Most important, the game has changed, and entirely for the better. Watching Hoosiers, you can see the limitations of old style basketball. With the addition of a shot clock and a three point line (both, thanks to the upstart ABA), the game is more about floor spacing, about outside shooting, about defending passing lanes and opening up corner threes. The Utah Jazz, my team, meanwhile, thrive on the old fashioned virtues of strong defense, and team-oriented, state-of-the-art pick-and-roll, drive and dish modern basketball.

So do the Golden State Warriors, and therein lies the rub; the Jazz will not compete for a championship this year, or anytime soon. And this season carries little suspense. The Warriors play the game the way its supposed to be played. They’re an amazing defensive powerhouse, and their offense is about passing and spacing and screening and shooting, the way God intended.  But they also happen to have 3 of the 8 best players in the world. They have the right approach and the right coaching and the right attitudes, and they also feature Kevin Durrant, Stephen Curry, and Draymond Green. The Jazz, meanwhile, feature Rudy Gobert, a monstrously good defender, who can’t shoot. We’re not going to beat the Warriors, and neither will anyone else.
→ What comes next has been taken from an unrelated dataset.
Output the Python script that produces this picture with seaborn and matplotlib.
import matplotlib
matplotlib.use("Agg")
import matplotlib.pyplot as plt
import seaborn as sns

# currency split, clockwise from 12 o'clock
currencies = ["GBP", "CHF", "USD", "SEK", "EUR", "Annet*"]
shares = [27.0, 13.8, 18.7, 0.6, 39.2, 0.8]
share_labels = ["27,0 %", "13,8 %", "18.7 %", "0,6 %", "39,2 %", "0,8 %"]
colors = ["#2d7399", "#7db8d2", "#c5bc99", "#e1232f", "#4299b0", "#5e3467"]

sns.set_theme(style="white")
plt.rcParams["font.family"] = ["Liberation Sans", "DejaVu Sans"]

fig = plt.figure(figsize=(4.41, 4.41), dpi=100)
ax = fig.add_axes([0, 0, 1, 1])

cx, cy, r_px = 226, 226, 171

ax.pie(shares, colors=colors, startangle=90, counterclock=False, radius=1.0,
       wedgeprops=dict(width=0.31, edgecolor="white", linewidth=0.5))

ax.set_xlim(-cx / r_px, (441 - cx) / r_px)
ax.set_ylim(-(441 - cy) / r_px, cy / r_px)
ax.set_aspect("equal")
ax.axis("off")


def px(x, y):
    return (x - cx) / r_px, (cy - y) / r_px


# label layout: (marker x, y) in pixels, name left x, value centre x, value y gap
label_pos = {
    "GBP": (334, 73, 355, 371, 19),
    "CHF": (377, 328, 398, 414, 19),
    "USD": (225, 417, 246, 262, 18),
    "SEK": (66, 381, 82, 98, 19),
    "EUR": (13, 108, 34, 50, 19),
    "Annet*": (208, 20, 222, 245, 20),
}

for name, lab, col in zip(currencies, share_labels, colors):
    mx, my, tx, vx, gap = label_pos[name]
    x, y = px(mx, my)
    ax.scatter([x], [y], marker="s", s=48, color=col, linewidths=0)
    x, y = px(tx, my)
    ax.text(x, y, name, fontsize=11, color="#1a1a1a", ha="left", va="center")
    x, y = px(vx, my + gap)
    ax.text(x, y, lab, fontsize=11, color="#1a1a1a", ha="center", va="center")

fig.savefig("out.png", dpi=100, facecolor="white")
I don’t care. I’m feeling very Zen about the Jazz chances. I’ll be fine if they make the playoffs. My evenings are taken for the next six months.  I’m excited. I’m thrilled. Basketball is back, and all is right with the world.

One thought on “Basketball begins

  1. Mike

    Have heard several different versions of why Oscar Robertson didn’t end up with the Hoosiers, the one you conveyed is new to me. I don’t think Branch had any objections to black players, since he was the one who brought the first one into the Big Ten with Bill Garrett in the late 40s. Oscar himself didn’t endorse having wanted to go to IU, that Branch wanted him and he didn’t end up wanting Branch.